China’s Steel Inventory Decline Slows

Ngày đăng : 09/10/2020

Rebar and HR inventory levels are currently high in China. While imported iron ore inventory levels remain flat y-y, increasing supply from Vale in Brazil should be noted. If expectations for China’s liquidity policy fade, it could lead to a drop in steel prices at yearend.

China`s steel distribution inventory up 28% y-y; iron ore inventory flay y-y

As of Oct 1, China’s steel inventory stood at 14.65mn tons (based on 35 cities), up 28.2% y-y. By item, rebar inventory (7.97mn tons) was up 59.4% y-y and HR inventory was up 11.7% y-y, while CR and heavy plate inventory levels were flat y-y. We note that when the survey area is expanded to 132 cities, rebar still leads the increase in distribution inventory, marking a 60.7% y-y jump.

In 2020, China’s steel inventory peaked at 26mn tons on Mar 13, before falling 43.7% through Oct 1. For comparison, the decline from annual peaks to early October in previous years stood at 36.5% in 2017, 44.8% in 2018, and 38.9% in 2019. Usually, Chinese steel inventory peaks around mid-February/mid-March, and a lowest point tends to come in early/mid-December. As such, distribution inventory is expected to slide for another two months.

Imported iron ore inventory in major Chinese ports amounted to 119.07mn tons on Sep 30, the lowest level since 106.5mn tons in 2016 (2017: 133.57mn; 2018: 145.17mn tons; 2019: 120.34mn tons). While imported iron ore inventory displays no distinct seasonal trends, excluding 2016 and 2018, it reached annual lows over July~November and then increased through yearend.

China’s steel inventory decline slows; iron ore inventory set to rise

China’s steel inventory has hovered around 15mn tons since Jun 16. Considering seasonal trends, distribution inventory is expected to fall until early December, but the decline should slow. Meanwhile, imported iron inventory in major Chinese ports is forecast to climb towards yearend. Along with a drop in temperature, a decline in crude steel production in China, a fall in iron ore demand, and an increase in supply from Brazil’s Vale will likely impact iron ore inventory. Vale has hinted that its iron ore production will total 310mn~320mn tons in 2020, which suggests that its production in 2H20 will increase 52% h-h.
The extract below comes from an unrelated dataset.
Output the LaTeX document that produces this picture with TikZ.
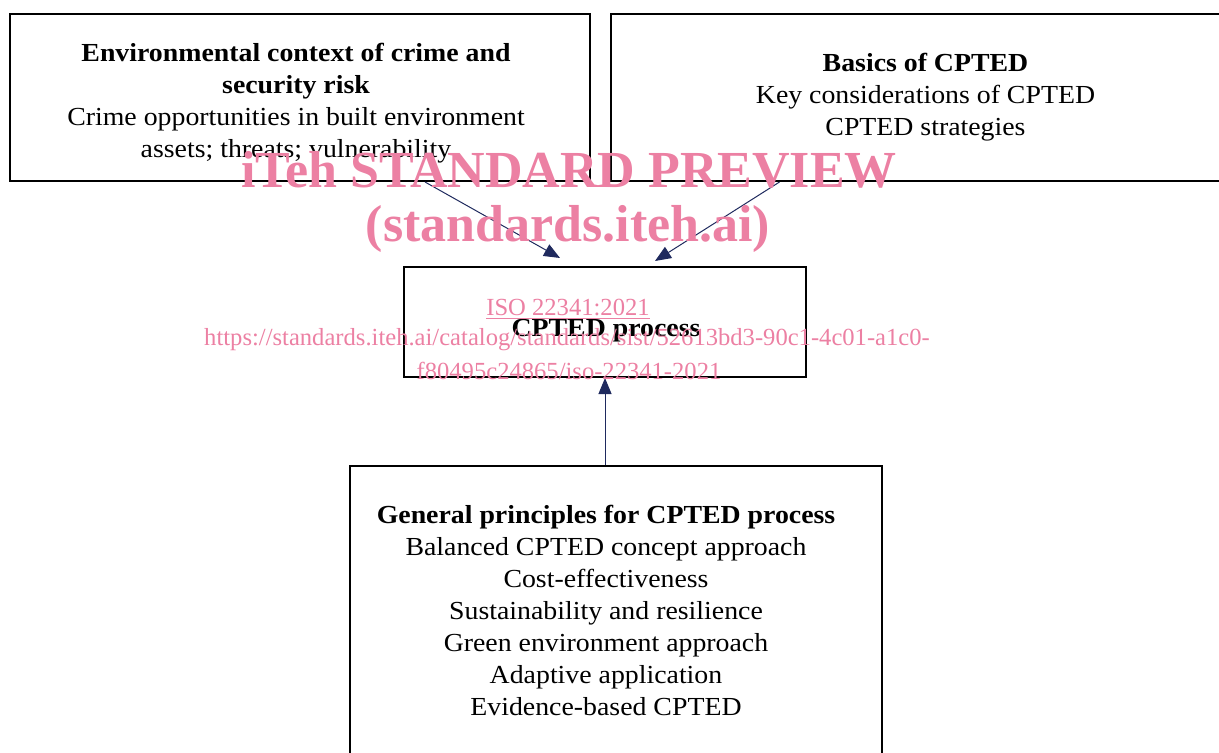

China’s liquidity policy is also a major variable for the steel industry. In order to boost its economy, China lowered its Midterm Loan Facility (MLF) and Loan Prime Rate (LPR) from 3.25% and 4.15%, respectively, in January, to 2.95% and 3.85% in April. If expectations for further liquidity expansion decline, it could negatively impact financial conditions at steel companies and distributors.